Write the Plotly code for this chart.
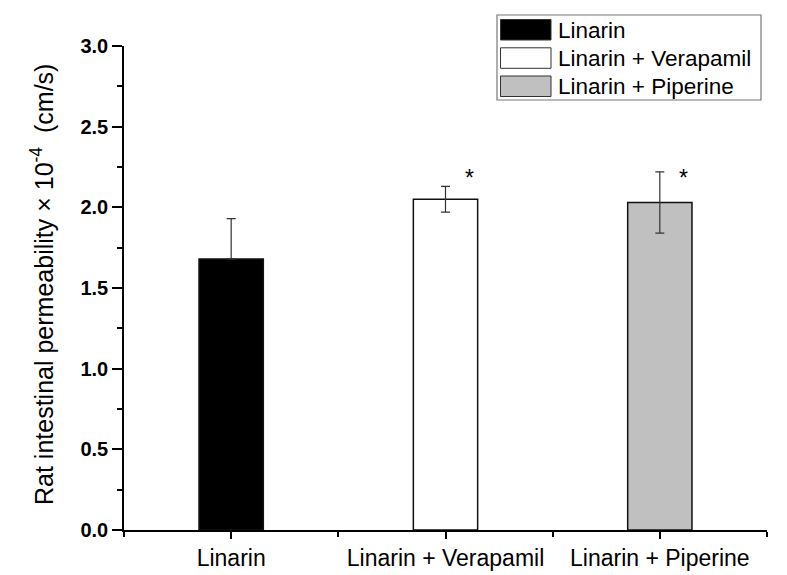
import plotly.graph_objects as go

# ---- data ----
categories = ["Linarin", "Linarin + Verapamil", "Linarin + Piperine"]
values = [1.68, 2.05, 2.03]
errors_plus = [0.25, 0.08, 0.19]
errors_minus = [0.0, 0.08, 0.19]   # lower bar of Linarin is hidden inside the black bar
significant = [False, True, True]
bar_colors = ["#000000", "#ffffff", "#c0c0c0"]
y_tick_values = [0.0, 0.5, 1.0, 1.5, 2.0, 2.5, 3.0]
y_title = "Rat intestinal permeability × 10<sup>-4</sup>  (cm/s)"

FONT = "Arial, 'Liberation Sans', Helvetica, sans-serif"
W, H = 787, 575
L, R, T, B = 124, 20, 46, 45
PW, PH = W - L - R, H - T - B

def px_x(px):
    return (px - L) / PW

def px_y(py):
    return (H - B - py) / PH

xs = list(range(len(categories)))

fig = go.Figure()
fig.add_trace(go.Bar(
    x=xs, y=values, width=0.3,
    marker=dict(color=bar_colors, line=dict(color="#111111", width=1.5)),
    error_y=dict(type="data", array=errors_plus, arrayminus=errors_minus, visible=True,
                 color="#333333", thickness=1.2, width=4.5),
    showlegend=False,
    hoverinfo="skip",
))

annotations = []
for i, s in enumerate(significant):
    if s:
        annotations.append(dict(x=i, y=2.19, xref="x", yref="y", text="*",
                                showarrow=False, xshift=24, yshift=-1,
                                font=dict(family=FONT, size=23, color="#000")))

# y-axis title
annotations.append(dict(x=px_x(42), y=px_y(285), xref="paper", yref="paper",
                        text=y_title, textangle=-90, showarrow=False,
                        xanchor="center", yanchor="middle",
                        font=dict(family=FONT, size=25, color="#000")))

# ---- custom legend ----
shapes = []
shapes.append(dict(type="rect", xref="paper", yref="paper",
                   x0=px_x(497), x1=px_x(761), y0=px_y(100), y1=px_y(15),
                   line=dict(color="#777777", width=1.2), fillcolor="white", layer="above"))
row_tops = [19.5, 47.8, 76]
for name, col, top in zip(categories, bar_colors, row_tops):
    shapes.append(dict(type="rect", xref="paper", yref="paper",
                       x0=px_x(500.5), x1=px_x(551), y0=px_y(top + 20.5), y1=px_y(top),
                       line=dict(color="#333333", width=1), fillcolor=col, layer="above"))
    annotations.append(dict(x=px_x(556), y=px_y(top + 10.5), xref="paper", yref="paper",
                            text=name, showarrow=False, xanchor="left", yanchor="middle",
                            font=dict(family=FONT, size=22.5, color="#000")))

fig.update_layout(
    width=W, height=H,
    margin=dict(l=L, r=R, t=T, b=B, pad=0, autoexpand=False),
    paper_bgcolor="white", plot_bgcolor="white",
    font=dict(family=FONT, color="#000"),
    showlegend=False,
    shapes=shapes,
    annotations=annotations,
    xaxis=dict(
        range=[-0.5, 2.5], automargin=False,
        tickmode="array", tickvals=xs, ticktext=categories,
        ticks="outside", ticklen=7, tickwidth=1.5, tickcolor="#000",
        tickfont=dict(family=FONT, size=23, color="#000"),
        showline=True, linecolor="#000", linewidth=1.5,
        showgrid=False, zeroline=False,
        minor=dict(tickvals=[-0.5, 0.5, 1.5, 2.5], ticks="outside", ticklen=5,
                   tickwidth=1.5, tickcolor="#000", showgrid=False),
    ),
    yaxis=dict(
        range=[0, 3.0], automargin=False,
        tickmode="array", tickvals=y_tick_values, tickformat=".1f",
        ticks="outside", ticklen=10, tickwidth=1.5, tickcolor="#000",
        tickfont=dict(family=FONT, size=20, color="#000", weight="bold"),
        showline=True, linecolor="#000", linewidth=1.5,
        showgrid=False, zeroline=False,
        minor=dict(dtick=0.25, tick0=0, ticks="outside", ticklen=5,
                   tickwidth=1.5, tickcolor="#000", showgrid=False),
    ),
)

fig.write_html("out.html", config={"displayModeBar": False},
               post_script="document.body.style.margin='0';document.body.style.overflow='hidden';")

--------------------------------------------------

WHAT THIS TASK INVOLVES: Print the data above verbatim from the first line through the line holding "import plotly.graph_objects as go", leaving every picture out.

THE REPLY:
Write the Plotly code for this chart.
import plotly.graph_objects as go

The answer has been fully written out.